-- BEGIN Provided material --

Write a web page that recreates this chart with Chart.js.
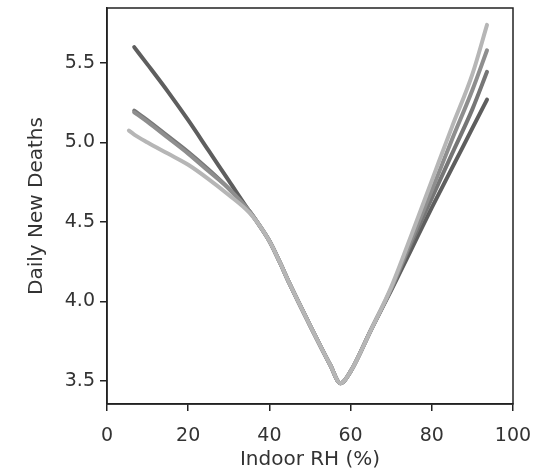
<!DOCTYPE html>
<html lang="en">
<head>
    <meta charset="UTF-8">
    <title>Daily New Deaths vs Indoor RH</title>
    <script src="https://cdn.jsdelivr.net/npm/chart.js"></script>
    <style>
        html, body { margin: 0; padding: 0; background: #fff; }
        canvas { display: block; }
    </style>
</head>
<body>
    <canvas id="rhChart" width="552" height="472"></canvas>

    <script>
        // Indoor RH (%) sample points
        const rhValues = [6.7, 10, 15, 20, 25, 30, 35, 37.5, 40, 42.5, 45, 50, 55, 57.5, 60, 65, 70, 75, 80, 85, 90, 93.6];
        const rhValuesLight = [5.4, 6.7, 10, 15, 20, 25, 30, 35, 37.5, 40, 42.5, 45, 50, 55, 57.5, 60, 65, 70, 75, 80, 85, 90, 93.6];

        // Daily new deaths, one curve per shade (darkest -> lightest)
        const deathsDark   = [5.60, 5.49, 5.32, 5.14, 4.95, 4.76, 4.57, 4.48, 4.38, 4.25, 4.11, 3.85, 3.60, 3.485, 3.56, 3.82, 4.07, 4.33, 4.59, 4.84, 5.09, 5.27];
        const deathsMid1   = [5.20, 5.14, 5.04, 4.94, 4.83, 4.71, 4.57, 4.48, 4.38, 4.25, 4.11, 3.85, 3.60, 3.485, 3.56, 3.82, 4.08, 4.37, 4.65, 4.93, 5.21, 5.445];
        const deathsMid2   = [5.19, 5.13, 5.03, 4.93, 4.82, 4.71, 4.57, 4.48, 4.38, 4.25, 4.11, 3.85, 3.60, 3.485, 3.56, 3.82, 4.08, 4.39, 4.70, 5.02, 5.33, 5.58];
        const deathsLight  = [5.075, 5.05, 5.00, 4.93, 4.86, 4.77, 4.67, 4.56, 4.48, 4.38, 4.25, 4.11, 3.85, 3.60, 3.485, 3.56, 3.82, 4.09, 4.42, 4.76, 5.10, 5.43, 5.74];

        const xTicks = [0, 20, 40, 60, 80, 100];
        const yTicks = [3.5, 4.0, 4.5, 5.0, 5.5];

        function toPoints(xs, ys) {
            return xs.map((x, i) => ({ x: x, y: ys[i] }));
        }

        function curve(xs, ys, color) {
            return {
                data: toPoints(xs, ys),
                borderColor: color,
                borderWidth: 4,
                borderCapStyle: 'round',
                borderJoinStyle: 'round',
                pointRadius: 0,
                fill: false,
                cubicInterpolationMode: 'monotone'
            };
        }

        // draws the top and right spines
        const boxPlugin = {
            id: 'box',
            afterDraw(chart) {
                const a = chart.chartArea;
                const ctx = chart.ctx;
                ctx.save();
                ctx.strokeStyle = '#222';
                ctx.lineWidth = 1.5;
                ctx.strokeRect(a.left, a.top, a.right - a.left, a.bottom - a.top);
                ctx.restore();
            }
        };

        const tickFont = { family: 'DejaVu Sans', size: 19 };
        const titleFont = { family: 'DejaVu Sans', size: 20 };

        new Chart(document.getElementById('rhChart'), {
            type: 'line',
            data: {
                datasets: [
                    curve(rhValuesLight, deathsLight, '#b6b6b6'),
                    curve(rhValues, deathsMid2, '#8e8e8e'),
                    curve(rhValues, deathsMid1, '#767676'),
                    curve(rhValues, deathsDark, '#5e5e5e')
                ]
            },
            plugins: [boxPlugin],
            options: {
                responsive: false,
                animation: false,
                layout: { padding: { top: 8, right: 39, bottom: 0, left: 25 } },
                plugins: {
                    legend: { display: false },
                    tooltip: { enabled: false }
                },
                scales: {
                    x: {
                        type: 'linear',
                        min: 0,
                        max: 100,
                        afterBuildTicks: axis => { axis.ticks = xTicks.map(v => ({ value: v })); },
                        afterFit: axis => { axis.height = 68; },
                        ticks: { font: tickFont, color: '#333', padding: 14 },
                        grid: { drawOnChartArea: false, drawTicks: true, tickLength: 7, color: '#222', lineWidth: 1.5 },
                        border: { display: true, color: '#222', width: 1.5 },
                        title: { display: true, text: 'Indoor RH (%)', font: titleFont, color: '#333', padding: { top: 0, bottom: 0 } }
                    },
                    y: {
                        type: 'linear',
                        min: 3.355,
                        max: 5.846,
                        afterBuildTicks: axis => { axis.ticks = yTicks.map(v => ({ value: v })); },
                        afterFit: axis => { axis.width = 82; axis.paddingTop = 0; axis.paddingBottom = 0; },
                        ticks: { font: tickFont, color: '#333', padding: 5, callback: v => v.toFixed(1) },
                        grid: { drawOnChartArea: false, drawTicks: true, tickLength: 7, color: '#222', lineWidth: 1.5 },
                        border: { display: true, color: '#222', width: 1.5 },
                        title: { display: true, text: 'Daily New Deaths', font: titleFont, color: '#333', padding: { top: 0, bottom: 11 } }
                    }
                }
            }
        });
    </script>
</body>
</html>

-- END Provided material --

**What is being asked**
Repeat the material above verbatim. Leave the pictures behind.

**Worked answer**
Write a web page that recreates this chart with Chart.js.
<!DOCTYPE html>
<html lang="en">
<head>
    <meta charset="UTF-8">
    <title>Daily New Deaths vs Indoor RH</title>
    <script src="https://cdn.jsdelivr.net/npm/chart.js"></script>
    <style>
        html, body { margin: 0; padding: 0; background: #fff; }
        canvas { display: block; }
    </style>
</head>
<body>
    <canvas id="rhChart" width="552" height="472"></canvas>

    <script>
        // Indoor RH (%) sample points
        const rhValues = [6.7, 10, 15, 20, 25, 30, 35, 37.5, 40, 42.5, 45, 50, 55, 57.5, 60, 65, 70, 75, 80, 85, 90, 93.6];
        const rhValuesLight = [5.4, 6.7, 10, 15, 20, 25, 30, 35, 37.5, 40, 42.5, 45, 50, 55, 57.5, 60, 65, 70, 75, 80, 85, 90, 93.6];

        // Daily new deaths, one curve per shade (darkest -> lightest)
        const deathsDark   = [5.60, 5.49, 5.32, 5.14, 4.95, 4.76, 4.57, 4.48, 4.38, 4.25, 4.11, 3.85, 3.60, 3.485, 3.56, 3.82, 4.07, 4.33, 4.59, 4.84, 5.09, 5.27];
        const deathsMid1   = [5.20, 5.14, 5.04, 4.94, 4.83, 4.71, 4.57, 4.48, 4.38, 4.25, 4.11, 3.85, 3.60, 3.485, 3.56, 3.82, 4.08, 4.37, 4.65, 4.93, 5.21, 5.445];
        const deathsMid2   = [5.19, 5.13, 5.03, 4.93, 4.82, 4.71, 4.57, 4.48, 4.38, 4.25, 4.11, 3.85, 3.60, 3.485, 3.56, 3.82, 4.08, 4.39, 4.70, 5.02, 5.33, 5.58];
        const deathsLight  = [5.075, 5.05, 5.00, 4.93, 4.86, 4.77, 4.67, 4.56, 4.48, 4.38, 4.25, 4.11, 3.85, 3.60, 3.485, 3.56, 3.82, 4.09, 4.42, 4.76, 5.10, 5.43, 5.74];

        const xTicks = [0, 20, 40, 60, 80, 100];
        const yTicks = [3.5, 4.0, 4.5, 5.0, 5.5];

        function toPoints(xs, ys) {
            return xs.map((x, i) => ({ x: x, y: ys[i] }));
        }

        function curve(xs, ys, color) {
            return {
                data: toPoints(xs, ys),
                borderColor: color,
                borderWidth: 4,
                borderCapStyle: 'round',
                borderJoinStyle: 'round',
                pointRadius: 0,
                fill: false,
                cubicInterpolationMode: 'monotone'
            };
        }

        // draws the top and right spines
        const boxPlugin = {
            id: 'box',
            afterDraw(chart) {
                const a = chart.chartArea;
                const ctx = chart.ctx;
                ctx.save();
                ctx.strokeStyle = '#222';
                ctx.lineWidth = 1.5;
                ctx.strokeRect(a.left, a.top, a.right - a.left, a.bottom - a.top);
                ctx.restore();
            }
        };

        const tickFont = { family: 'DejaVu Sans', size: 19 };
        const titleFont = { family: 'DejaVu Sans', size: 20 };

        new Chart(document.getElementById('rhChart'), {
            type: 'line',
            data: {
                datasets: [
                    curve(rhValuesLight, deathsLight, '#b6b6b6'),
                    curve(rhValues, deathsMid2, '#8e8e8e'),
                    curve(rhValues, deathsMid1, '#767676'),
                    curve(rhValues, deathsDark, '#5e5e5e')
                ]
            },
            plugins: [boxPlugin],
            options: {
                responsive: false,
                animation: false,
                layout: { padding: { top: 8, right: 39, bottom: 0, left: 25 } },
                plugins: {
                    legend: { display: false },
                    tooltip: { enabled: false }
                },
                scales: {
                    x: {
                        type: 'linear',
                        min: 0,
                        max: 100,
                        afterBuildTicks: axis => { axis.ticks = xTicks.map(v => ({ value: v })); },
                        afterFit: axis => { axis.height = 68; },
                        ticks: { font: tickFont, color: '#333', padding: 14 },
                        grid: { drawOnChartArea: false, drawTicks: true, tickLength: 7, color: '#222', lineWidth: 1.5 },
                        border: { display: true, color: '#222', width: 1.5 },
                        title: { display: true, text: 'Indoor RH (%)', font: titleFont, color: '#333', padding: { top: 0, bottom: 0 } }
                    },
                    y: {
                        type: 'linear',
                        min: 3.355,
                        max: 5.846,
                        afterBuildTicks: axis => { axis.ticks = yTicks.map(v => ({ value: v })); },
                        afterFit: axis => { axis.width = 82; axis.paddingTop = 0; axis.paddingBottom = 0; },
                        ticks: { font: tickFont, color: '#333', padding: 5, callback: v => v.toFixed(1) },
                        grid: { drawOnChartArea: false, drawTicks: true, tickLength: 7, color: '#222', lineWidth: 1.5 },
                        border: { display: true, color: '#222', width: 1.5 },
                        title: { display: true, text: 'Daily New Deaths', font: titleFont, color: '#333', padding: { top: 0, bottom: 11 } }
                    }
                }
            }
        });
    </script>
</body>
</html>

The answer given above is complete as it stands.